Dunne eventually found his original ball, lying on a practice putting green and played an excellent shot with no view of the fairway over a gorse bush, scoreboard and past a grandstand to get up close to the green in two. Alas, in vain, the par putt was missed and he was up against it with a second consecutive bogey.

He would reclaim those dropped shots before the turn, going out in level par for the day but fortunes deserted him on the inward nine. A bogey at 10 and 12, then double bogey at 13, before the 17th claimed its final victim in regulation.

Dunne needed par at the last to leapfrog Pádraig Harrington as the leading Irishman, in itself a 40-1 longshot at the start of the week and near unthinkable given that the contingent from these shores featured three major champions and a player in the world’s top 50 rankings.

Yet despite a great tee shot, his approach pitch was overcooked and as he dropped his head in disappointment, his ball flew through the green and into a bank at the back of the hole.
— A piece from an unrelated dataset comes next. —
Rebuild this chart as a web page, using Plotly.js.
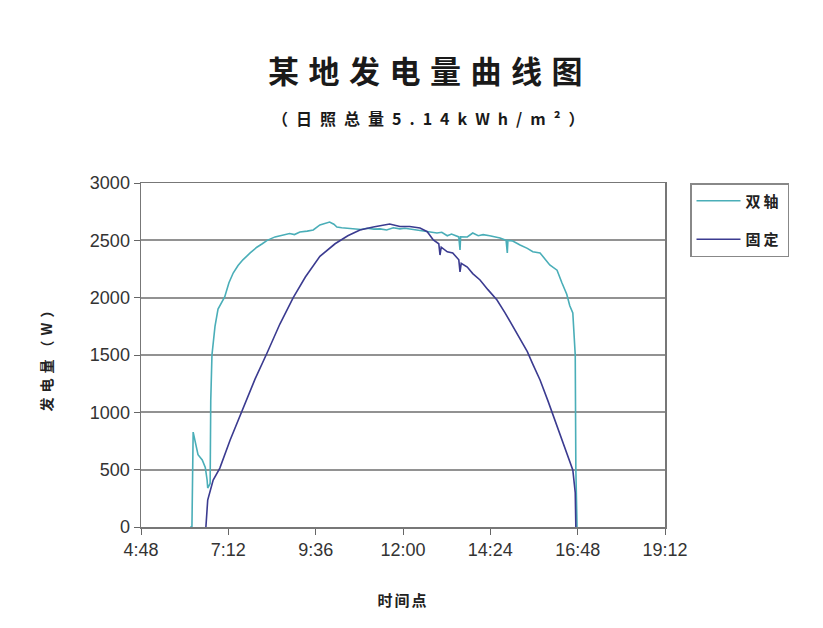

Another bogey and an unfitting end to a marvellous week.

“I just never really got settled into the round,” Dunne said. “I got off to a bit of a rough start and didn’t make my score on the front nine and threw away some shots on the back nine.

“Obviously just disappointed now. In the next while when I look back, I’m sure I’ll learn something from it, but for now, just disappointed really sums it up. I’ll look back on it in the next few days and see what I’ll take from it.” What seems certain is that any temptation to turn professional on the spot and forego his now almost certain place on the Great Britain and Ireland Walker Cup team to face the Americans this September has been removed.

Dunne was asked if he had been nervous, to which he replied: “I wasn’t too bad starting. I just hit three wedge shots fat and one thin. I don’t think I’ve done that ever. I don’t know where that came from. It kind of surprised me on the first. After I hit that second shot it kind of rattled me a little bit and I never got settled after that.

“I’ll look back on it and see how I was feeling over different shots, how I handled myself on them and see how I can do that better in the future, so hopefully I can learn from it and improve going forward.” He may not realise it in the cruel shadow of a 78 but for all the tribulations, Dunne has shown enough this past week to make us believe he is more than capable of settling into a long and fruitful career.